Aim – Leaving out the pictures, retype the lines from the beginning of the listing through the line containing "import numpy as np".

Data shown –

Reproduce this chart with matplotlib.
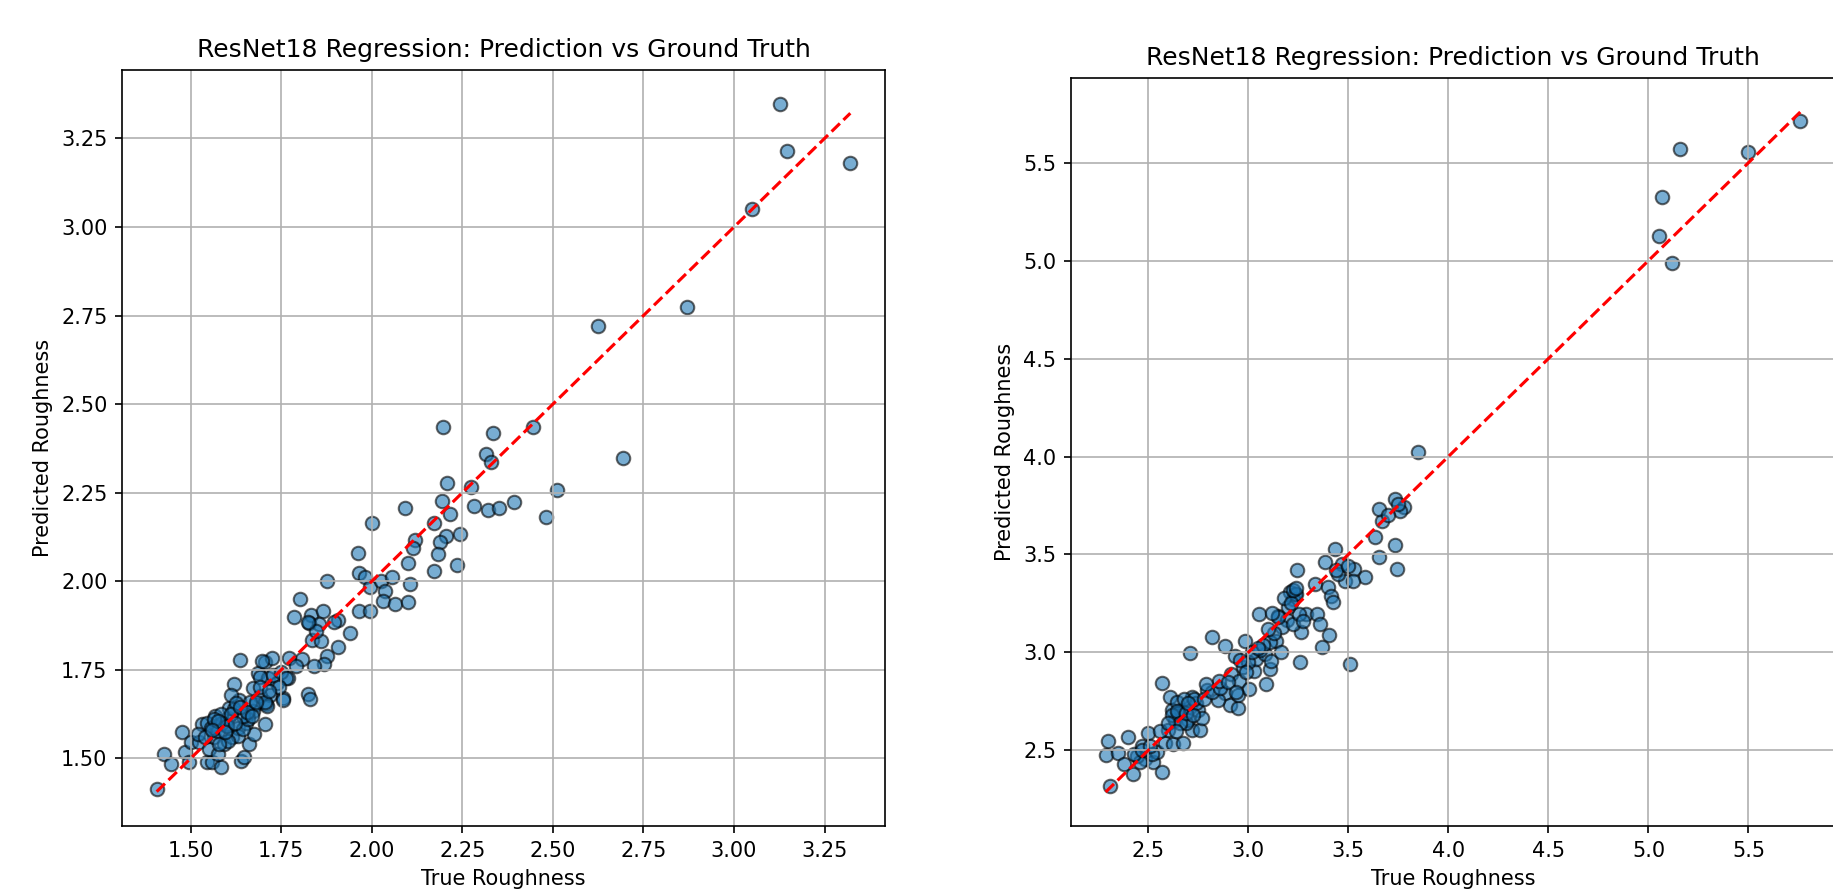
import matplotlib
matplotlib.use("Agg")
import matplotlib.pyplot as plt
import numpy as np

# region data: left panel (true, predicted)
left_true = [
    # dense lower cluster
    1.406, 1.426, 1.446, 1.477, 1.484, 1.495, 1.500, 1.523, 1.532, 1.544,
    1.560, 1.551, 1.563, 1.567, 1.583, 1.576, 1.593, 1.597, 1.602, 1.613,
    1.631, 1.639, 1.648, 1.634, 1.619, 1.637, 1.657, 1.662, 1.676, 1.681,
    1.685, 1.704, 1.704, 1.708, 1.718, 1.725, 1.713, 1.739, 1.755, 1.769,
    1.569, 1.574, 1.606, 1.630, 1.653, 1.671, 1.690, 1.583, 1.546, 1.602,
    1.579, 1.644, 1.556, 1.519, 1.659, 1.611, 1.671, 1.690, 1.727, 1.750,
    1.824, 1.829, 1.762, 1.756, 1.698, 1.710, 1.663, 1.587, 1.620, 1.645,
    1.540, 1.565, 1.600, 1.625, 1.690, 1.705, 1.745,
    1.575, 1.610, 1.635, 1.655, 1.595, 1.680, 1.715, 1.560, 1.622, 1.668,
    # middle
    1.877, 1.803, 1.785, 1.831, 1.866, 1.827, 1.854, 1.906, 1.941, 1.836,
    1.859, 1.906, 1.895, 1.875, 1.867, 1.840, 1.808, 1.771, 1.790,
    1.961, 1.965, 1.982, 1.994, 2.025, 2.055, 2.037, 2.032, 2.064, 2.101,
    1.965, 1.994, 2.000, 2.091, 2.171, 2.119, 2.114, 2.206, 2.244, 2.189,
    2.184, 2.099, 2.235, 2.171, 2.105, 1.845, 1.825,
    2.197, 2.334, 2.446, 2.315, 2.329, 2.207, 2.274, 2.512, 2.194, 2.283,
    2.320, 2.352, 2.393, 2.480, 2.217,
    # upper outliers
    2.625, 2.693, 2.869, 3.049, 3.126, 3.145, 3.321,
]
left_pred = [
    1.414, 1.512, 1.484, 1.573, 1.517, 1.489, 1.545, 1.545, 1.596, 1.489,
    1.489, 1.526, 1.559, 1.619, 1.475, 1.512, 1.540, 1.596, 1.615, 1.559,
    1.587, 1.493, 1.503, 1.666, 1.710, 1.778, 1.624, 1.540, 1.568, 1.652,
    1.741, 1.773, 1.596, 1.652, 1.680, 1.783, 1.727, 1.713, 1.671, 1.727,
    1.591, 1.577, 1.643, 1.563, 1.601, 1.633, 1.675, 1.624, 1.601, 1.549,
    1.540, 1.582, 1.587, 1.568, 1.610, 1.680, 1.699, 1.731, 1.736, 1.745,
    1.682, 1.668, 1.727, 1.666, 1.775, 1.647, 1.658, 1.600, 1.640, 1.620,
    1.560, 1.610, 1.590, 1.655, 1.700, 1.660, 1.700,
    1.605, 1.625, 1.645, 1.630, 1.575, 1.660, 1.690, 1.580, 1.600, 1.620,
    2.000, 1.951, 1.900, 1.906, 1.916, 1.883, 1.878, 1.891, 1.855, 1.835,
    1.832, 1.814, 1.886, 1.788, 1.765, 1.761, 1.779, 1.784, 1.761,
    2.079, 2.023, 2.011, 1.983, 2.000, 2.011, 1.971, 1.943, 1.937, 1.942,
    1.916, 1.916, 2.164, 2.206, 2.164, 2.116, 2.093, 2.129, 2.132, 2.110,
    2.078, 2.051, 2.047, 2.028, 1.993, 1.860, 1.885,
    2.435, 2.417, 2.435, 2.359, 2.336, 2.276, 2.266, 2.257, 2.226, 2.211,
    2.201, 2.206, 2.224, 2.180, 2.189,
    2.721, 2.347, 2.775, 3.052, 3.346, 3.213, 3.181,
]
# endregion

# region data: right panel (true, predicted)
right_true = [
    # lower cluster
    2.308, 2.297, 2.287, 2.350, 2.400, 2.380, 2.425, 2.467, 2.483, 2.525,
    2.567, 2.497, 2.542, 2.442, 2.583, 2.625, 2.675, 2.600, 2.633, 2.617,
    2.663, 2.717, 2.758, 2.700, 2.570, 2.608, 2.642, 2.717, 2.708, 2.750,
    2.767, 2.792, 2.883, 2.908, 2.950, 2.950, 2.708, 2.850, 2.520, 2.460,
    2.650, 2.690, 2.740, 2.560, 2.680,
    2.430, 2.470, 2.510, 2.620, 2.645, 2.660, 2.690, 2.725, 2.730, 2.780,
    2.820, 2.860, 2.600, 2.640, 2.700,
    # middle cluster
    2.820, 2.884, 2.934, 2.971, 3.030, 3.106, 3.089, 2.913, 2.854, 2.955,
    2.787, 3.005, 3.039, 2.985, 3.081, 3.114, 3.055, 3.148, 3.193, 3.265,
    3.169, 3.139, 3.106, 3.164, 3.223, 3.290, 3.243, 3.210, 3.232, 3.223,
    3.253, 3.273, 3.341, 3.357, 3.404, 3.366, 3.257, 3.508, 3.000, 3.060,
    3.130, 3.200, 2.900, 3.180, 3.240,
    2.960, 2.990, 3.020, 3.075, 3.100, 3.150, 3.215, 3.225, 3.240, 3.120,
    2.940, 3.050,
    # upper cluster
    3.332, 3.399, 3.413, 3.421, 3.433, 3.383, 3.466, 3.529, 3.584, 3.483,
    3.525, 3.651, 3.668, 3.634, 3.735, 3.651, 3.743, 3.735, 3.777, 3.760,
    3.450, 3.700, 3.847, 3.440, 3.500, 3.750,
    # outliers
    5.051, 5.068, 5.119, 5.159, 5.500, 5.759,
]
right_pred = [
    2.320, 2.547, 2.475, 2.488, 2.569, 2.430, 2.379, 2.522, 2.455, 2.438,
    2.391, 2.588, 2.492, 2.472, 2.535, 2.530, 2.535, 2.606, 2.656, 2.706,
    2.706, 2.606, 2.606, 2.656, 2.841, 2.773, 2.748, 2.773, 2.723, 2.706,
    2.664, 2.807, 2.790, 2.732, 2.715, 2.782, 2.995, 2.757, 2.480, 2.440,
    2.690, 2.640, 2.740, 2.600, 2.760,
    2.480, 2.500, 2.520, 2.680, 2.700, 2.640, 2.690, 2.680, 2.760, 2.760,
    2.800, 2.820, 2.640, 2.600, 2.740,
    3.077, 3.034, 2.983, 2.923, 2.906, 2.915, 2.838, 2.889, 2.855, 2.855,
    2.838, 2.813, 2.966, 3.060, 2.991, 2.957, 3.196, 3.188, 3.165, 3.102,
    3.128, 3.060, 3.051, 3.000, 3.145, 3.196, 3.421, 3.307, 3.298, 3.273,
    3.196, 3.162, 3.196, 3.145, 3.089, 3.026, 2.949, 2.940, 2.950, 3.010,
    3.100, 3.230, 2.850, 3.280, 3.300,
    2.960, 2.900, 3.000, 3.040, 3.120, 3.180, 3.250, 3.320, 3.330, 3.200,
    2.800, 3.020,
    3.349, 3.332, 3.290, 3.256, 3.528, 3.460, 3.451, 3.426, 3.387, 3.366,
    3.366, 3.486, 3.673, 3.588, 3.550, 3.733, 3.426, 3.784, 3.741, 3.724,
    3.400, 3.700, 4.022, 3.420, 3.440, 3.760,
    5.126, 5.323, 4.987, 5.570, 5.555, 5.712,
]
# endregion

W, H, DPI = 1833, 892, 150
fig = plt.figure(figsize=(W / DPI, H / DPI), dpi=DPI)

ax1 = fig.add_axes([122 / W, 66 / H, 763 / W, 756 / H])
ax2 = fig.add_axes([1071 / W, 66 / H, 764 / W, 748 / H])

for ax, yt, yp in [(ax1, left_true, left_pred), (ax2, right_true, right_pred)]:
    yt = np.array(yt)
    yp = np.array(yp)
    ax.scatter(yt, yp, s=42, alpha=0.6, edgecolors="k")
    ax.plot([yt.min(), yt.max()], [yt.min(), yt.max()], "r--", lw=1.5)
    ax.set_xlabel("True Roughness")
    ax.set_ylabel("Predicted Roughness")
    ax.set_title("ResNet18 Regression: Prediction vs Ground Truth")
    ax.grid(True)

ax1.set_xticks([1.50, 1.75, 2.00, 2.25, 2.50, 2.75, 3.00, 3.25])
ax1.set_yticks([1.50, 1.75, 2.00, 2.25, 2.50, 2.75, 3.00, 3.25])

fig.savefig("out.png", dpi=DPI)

Problem solution –
Reproduce this chart with matplotlib.
import matplotlib
matplotlib.use("Agg")
import matplotlib.pyplot as plt
import numpy as np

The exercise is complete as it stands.